» **Your goal**
Return, without pictures, the lines from the start of the data through the one that contains "import matplotlib.pyplot as plt".

» **Data extract**
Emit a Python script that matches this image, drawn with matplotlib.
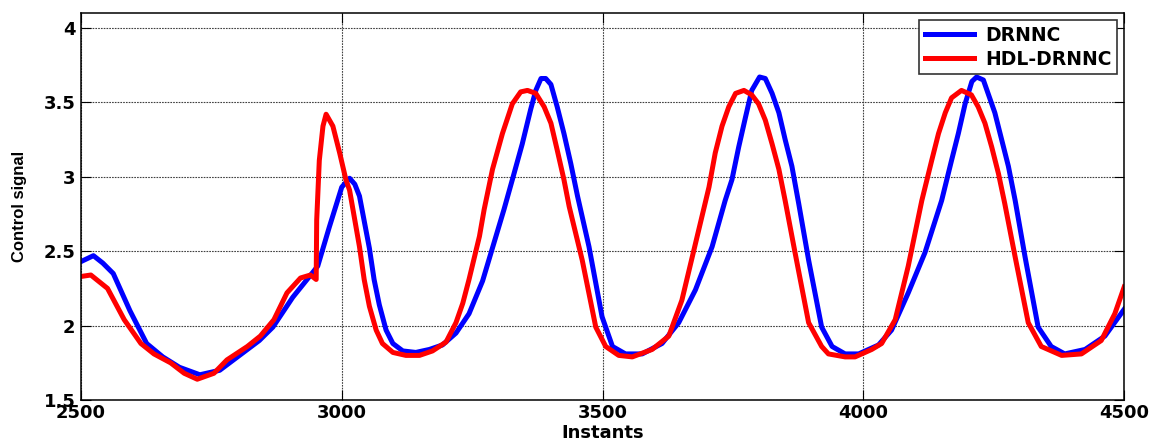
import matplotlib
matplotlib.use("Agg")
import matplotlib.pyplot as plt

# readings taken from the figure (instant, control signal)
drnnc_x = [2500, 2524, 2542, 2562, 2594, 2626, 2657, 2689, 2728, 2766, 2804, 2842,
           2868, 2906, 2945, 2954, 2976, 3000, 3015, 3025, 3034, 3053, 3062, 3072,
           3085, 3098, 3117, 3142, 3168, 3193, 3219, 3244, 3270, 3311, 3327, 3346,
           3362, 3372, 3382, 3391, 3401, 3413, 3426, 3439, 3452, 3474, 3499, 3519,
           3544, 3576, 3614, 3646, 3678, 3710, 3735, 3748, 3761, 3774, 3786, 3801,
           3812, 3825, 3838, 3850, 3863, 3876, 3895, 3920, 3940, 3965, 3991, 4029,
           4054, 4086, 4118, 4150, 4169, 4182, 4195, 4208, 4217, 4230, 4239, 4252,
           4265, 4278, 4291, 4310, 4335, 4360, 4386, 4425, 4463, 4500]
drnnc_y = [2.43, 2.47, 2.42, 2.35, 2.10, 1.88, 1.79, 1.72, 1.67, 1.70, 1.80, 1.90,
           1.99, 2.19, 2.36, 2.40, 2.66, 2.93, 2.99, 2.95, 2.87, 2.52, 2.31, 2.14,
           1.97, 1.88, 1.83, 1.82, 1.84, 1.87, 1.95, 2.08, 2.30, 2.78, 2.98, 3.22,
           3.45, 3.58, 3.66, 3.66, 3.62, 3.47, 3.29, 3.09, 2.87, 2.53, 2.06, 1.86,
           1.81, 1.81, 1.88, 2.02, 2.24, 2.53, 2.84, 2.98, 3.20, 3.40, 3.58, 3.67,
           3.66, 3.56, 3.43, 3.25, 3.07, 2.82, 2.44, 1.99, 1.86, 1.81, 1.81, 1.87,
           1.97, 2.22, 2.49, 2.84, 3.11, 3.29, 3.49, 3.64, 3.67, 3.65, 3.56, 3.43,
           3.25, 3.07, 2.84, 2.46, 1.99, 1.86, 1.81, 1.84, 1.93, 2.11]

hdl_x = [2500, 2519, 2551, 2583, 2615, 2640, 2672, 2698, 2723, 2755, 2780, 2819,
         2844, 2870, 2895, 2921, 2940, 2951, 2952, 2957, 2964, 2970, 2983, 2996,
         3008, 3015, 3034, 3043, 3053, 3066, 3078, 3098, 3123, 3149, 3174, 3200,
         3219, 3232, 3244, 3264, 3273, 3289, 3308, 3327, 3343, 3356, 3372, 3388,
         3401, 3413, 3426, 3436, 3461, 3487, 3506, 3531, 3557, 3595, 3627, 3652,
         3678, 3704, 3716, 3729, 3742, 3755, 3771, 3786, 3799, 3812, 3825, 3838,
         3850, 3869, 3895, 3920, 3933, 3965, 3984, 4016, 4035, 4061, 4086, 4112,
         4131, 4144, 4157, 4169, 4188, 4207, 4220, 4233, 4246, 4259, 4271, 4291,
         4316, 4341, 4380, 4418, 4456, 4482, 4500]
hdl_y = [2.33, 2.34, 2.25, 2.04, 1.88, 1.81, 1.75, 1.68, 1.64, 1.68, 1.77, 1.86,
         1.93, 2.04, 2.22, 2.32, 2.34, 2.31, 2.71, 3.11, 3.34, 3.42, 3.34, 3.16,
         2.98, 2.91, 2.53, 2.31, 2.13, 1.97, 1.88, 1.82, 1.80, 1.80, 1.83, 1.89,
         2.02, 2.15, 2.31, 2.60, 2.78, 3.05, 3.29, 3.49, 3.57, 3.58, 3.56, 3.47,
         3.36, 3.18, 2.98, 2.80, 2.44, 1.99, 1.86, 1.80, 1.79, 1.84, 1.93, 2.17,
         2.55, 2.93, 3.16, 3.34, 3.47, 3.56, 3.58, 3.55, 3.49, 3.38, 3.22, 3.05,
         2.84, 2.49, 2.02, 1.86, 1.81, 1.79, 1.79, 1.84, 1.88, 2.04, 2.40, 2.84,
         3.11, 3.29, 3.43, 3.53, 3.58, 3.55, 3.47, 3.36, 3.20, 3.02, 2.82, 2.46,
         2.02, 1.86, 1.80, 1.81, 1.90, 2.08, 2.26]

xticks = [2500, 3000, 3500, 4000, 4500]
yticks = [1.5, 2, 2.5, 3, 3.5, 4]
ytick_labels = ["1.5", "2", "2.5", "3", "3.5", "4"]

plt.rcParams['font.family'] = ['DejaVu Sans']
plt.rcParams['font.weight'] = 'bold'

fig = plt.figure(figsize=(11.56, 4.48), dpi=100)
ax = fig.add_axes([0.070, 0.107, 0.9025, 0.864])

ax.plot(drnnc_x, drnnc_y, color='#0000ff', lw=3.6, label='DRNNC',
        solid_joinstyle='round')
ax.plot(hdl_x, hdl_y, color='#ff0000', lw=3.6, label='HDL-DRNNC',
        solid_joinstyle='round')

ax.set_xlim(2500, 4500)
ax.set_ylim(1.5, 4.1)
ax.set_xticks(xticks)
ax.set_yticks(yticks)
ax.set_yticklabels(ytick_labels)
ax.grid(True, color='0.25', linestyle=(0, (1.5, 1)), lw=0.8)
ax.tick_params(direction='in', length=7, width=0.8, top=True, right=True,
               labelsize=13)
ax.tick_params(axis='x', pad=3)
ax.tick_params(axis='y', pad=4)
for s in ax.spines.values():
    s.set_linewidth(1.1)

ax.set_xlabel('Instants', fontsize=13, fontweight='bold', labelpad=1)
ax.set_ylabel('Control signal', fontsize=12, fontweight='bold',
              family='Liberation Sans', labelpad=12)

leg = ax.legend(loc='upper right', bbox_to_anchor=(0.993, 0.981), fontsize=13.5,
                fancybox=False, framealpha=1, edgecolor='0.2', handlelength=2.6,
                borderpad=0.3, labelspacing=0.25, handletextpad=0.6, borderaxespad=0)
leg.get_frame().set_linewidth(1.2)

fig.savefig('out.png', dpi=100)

» **Solution**
Emit a Python script that matches this image, drawn with matplotlib.
import matplotlib
matplotlib.use("Agg")
import matplotlib.pyplot as plt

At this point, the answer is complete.